• Description of the task: Transcribe the listing verbatim. Do not carry over any pictures.

══════════════════════════════

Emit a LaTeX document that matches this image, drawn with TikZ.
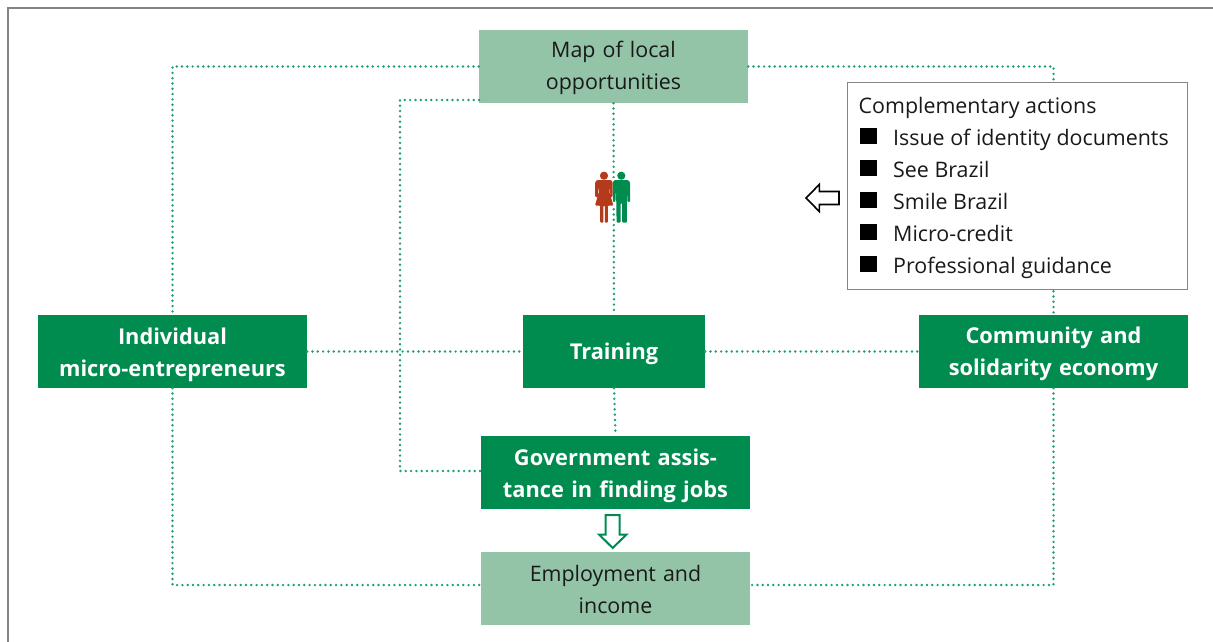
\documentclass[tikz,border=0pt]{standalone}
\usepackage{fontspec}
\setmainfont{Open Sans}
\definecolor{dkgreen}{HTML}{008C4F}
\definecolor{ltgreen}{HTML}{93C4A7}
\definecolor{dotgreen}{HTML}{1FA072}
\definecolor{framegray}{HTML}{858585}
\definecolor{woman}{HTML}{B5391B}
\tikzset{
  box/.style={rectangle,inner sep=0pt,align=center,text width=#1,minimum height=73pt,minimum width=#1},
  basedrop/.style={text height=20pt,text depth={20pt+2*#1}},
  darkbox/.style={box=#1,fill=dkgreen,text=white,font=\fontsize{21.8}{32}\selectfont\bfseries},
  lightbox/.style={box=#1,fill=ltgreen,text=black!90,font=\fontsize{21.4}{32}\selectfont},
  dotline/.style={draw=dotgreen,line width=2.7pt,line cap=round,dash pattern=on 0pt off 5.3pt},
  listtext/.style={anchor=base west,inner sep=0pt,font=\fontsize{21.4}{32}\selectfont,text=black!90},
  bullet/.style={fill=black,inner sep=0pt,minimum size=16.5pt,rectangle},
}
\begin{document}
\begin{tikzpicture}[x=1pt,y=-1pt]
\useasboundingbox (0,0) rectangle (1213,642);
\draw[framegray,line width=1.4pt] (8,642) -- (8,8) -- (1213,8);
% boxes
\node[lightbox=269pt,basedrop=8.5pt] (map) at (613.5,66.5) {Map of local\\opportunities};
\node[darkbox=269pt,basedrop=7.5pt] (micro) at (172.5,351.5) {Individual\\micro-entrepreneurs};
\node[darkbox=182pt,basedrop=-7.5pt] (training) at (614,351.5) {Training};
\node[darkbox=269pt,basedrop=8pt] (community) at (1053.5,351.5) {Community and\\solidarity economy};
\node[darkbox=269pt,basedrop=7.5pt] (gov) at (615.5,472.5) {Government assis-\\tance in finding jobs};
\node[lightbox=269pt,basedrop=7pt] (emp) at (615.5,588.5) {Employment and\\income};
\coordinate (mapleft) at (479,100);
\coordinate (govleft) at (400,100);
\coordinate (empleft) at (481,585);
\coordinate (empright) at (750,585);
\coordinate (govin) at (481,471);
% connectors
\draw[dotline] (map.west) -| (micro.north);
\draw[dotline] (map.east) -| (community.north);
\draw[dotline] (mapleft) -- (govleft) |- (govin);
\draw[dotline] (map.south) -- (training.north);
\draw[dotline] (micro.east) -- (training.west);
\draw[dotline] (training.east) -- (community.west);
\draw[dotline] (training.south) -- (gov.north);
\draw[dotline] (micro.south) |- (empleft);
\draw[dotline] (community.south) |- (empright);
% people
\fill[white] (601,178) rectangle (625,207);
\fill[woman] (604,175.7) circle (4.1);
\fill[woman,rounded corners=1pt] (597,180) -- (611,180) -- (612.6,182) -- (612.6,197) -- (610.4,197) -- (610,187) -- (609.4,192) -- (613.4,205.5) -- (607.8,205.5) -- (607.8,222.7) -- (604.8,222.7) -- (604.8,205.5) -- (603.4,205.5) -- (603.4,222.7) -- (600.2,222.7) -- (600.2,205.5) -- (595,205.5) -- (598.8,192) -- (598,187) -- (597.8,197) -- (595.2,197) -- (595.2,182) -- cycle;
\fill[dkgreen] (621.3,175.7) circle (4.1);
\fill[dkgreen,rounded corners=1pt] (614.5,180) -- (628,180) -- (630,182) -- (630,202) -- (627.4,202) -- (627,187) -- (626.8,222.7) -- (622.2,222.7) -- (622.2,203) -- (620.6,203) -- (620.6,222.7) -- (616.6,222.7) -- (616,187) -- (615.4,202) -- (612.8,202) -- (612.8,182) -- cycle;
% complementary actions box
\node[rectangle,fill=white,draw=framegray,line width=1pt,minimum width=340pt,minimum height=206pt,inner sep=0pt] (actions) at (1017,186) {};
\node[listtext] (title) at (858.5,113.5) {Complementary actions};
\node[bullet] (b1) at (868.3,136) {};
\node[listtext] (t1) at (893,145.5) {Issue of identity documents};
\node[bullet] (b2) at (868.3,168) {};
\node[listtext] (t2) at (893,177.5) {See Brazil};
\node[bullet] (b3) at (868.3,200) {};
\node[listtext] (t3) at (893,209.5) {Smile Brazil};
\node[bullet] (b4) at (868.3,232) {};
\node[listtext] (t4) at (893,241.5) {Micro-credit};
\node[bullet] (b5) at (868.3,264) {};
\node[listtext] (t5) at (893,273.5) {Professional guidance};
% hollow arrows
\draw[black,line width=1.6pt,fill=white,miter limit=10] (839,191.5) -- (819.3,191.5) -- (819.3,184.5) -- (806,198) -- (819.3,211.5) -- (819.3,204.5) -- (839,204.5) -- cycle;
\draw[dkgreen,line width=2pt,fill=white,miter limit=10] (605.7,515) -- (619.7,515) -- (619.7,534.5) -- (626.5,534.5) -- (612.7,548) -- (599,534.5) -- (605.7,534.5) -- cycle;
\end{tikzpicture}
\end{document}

══════════════════════════════

• Solution for this exercise:
Emit a LaTeX document that matches this image, drawn with TikZ.
\documentclass[tikz,border=0pt]{standalone}
\usepackage{fontspec}
\setmainfont{Open Sans}
\definecolor{dkgreen}{HTML}{008C4F}
\definecolor{ltgreen}{HTML}{93C4A7}
\definecolor{dotgreen}{HTML}{1FA072}
\definecolor{framegray}{HTML}{858585}
\definecolor{woman}{HTML}{B5391B}
\tikzset{
  box/.style={rectangle,inner sep=0pt,align=center,text width=#1,minimum height=73pt,minimum width=#1},
  basedrop/.style={text height=20pt,text depth={20pt+2*#1}},
  darkbox/.style={box=#1,fill=dkgreen,text=white,font=\fontsize{21.8}{32}\selectfont\bfseries},
  lightbox/.style={box=#1,fill=ltgreen,text=black!90,font=\fontsize{21.4}{32}\selectfont},
  dotline/.style={draw=dotgreen,line width=2.7pt,line cap=round,dash pattern=on 0pt off 5.3pt},
  listtext/.style={anchor=base west,inner sep=0pt,font=\fontsize{21.4}{32}\selectfont,text=black!90},
  bullet/.style={fill=black,inner sep=0pt,minimum size=16.5pt,rectangle},
}
\begin{document}
\begin{tikzpicture}[x=1pt,y=-1pt]
\useasboundingbox (0,0) rectangle (1213,642);
\draw[framegray,line width=1.4pt] (8,642) -- (8,8) -- (1213,8);
% boxes
\node[lightbox=269pt,basedrop=8.5pt] (map) at (613.5,66.5) {Map of local\\opportunities};
\node[darkbox=269pt,basedrop=7.5pt] (micro) at (172.5,351.5) {Individual\\micro-entrepreneurs};
\node[darkbox=182pt,basedrop=-7.5pt] (training) at (614,351.5) {Training};
\node[darkbox=269pt,basedrop=8pt] (community) at (1053.5,351.5) {Community and\\solidarity economy};
\node[darkbox=269pt,basedrop=7.5pt] (gov) at (615.5,472.5) {Government assis-\\tance in finding jobs};
\node[lightbox=269pt,basedrop=7pt] (emp) at (615.5,588.5) {Employment and\\income};
\coordinate (mapleft) at (479,100);
\coordinate (govleft) at (400,100);
\coordinate (empleft) at (481,585);
\coordinate (empright) at (750,585);
\coordinate (govin) at (481,471);
% connectors
\draw[dotline] (map.west) -| (micro.north);
\draw[dotline] (map.east) -| (community.north);
\draw[dotline] (mapleft) -- (govleft) |- (govin);
\draw[dotline] (map.south) -- (training.north);
\draw[dotline] (micro.east) -- (training.west);
\draw[dotline] (training.east) -- (community.west);
\draw[dotline] (training.south) -- (gov.north);
\draw[dotline] (micro.south) |- (empleft);
\draw[dotline] (community.south) |- (empright);
% people
\fill[white] (601,178) rectangle (625,207);
\fill[woman] (604,175.7) circle (4.1);
\fill[woman,rounded corners=1pt] (597,180) -- (611,180) -- (612.6,182) -- (612.6,197) -- (610.4,197) -- (610,187) -- (609.4,192) -- (613.4,205.5) -- (607.8,205.5) -- (607.8,222.7) -- (604.8,222.7) -- (604.8,205.5) -- (603.4,205.5) -- (603.4,222.7) -- (600.2,222.7) -- (600.2,205.5) -- (595,205.5) -- (598.8,192) -- (598,187) -- (597.8,197) -- (595.2,197) -- (595.2,182) -- cycle;
\fill[dkgreen] (621.3,175.7) circle (4.1);
\fill[dkgreen,rounded corners=1pt] (614.5,180) -- (628,180) -- (630,182) -- (630,202) -- (627.4,202) -- (627,187) -- (626.8,222.7) -- (622.2,222.7) -- (622.2,203) -- (620.6,203) -- (620.6,222.7) -- (616.6,222.7) -- (616,187) -- (615.4,202) -- (612.8,202) -- (612.8,182) -- cycle;
% complementary actions box
\node[rectangle,fill=white,draw=framegray,line width=1pt,minimum width=340pt,minimum height=206pt,inner sep=0pt] (actions) at (1017,186) {};
\node[listtext] (title) at (858.5,113.5) {Complementary actions};
\node[bullet] (b1) at (868.3,136) {};
\node[listtext] (t1) at (893,145.5) {Issue of identity documents};
\node[bullet] (b2) at (868.3,168) {};
\node[listtext] (t2) at (893,177.5) {See Brazil};
\node[bullet] (b3) at (868.3,200) {};
\node[listtext] (t3) at (893,209.5) {Smile Brazil};
\node[bullet] (b4) at (868.3,232) {};
\node[listtext] (t4) at (893,241.5) {Micro-credit};
\node[bullet] (b5) at (868.3,264) {};
\node[listtext] (t5) at (893,273.5) {Professional guidance};
% hollow arrows
\draw[black,line width=1.6pt,fill=white,miter limit=10] (839,191.5) -- (819.3,191.5) -- (819.3,184.5) -- (806,198) -- (819.3,211.5) -- (819.3,204.5) -- (839,204.5) -- cycle;
\draw[dkgreen,line width=2pt,fill=white,miter limit=10] (605.7,515) -- (619.7,515) -- (619.7,534.5) -- (626.5,534.5) -- (612.7,548) -- (599,534.5) -- (605.7,534.5) -- cycle;
\end{tikzpicture}
\end{document}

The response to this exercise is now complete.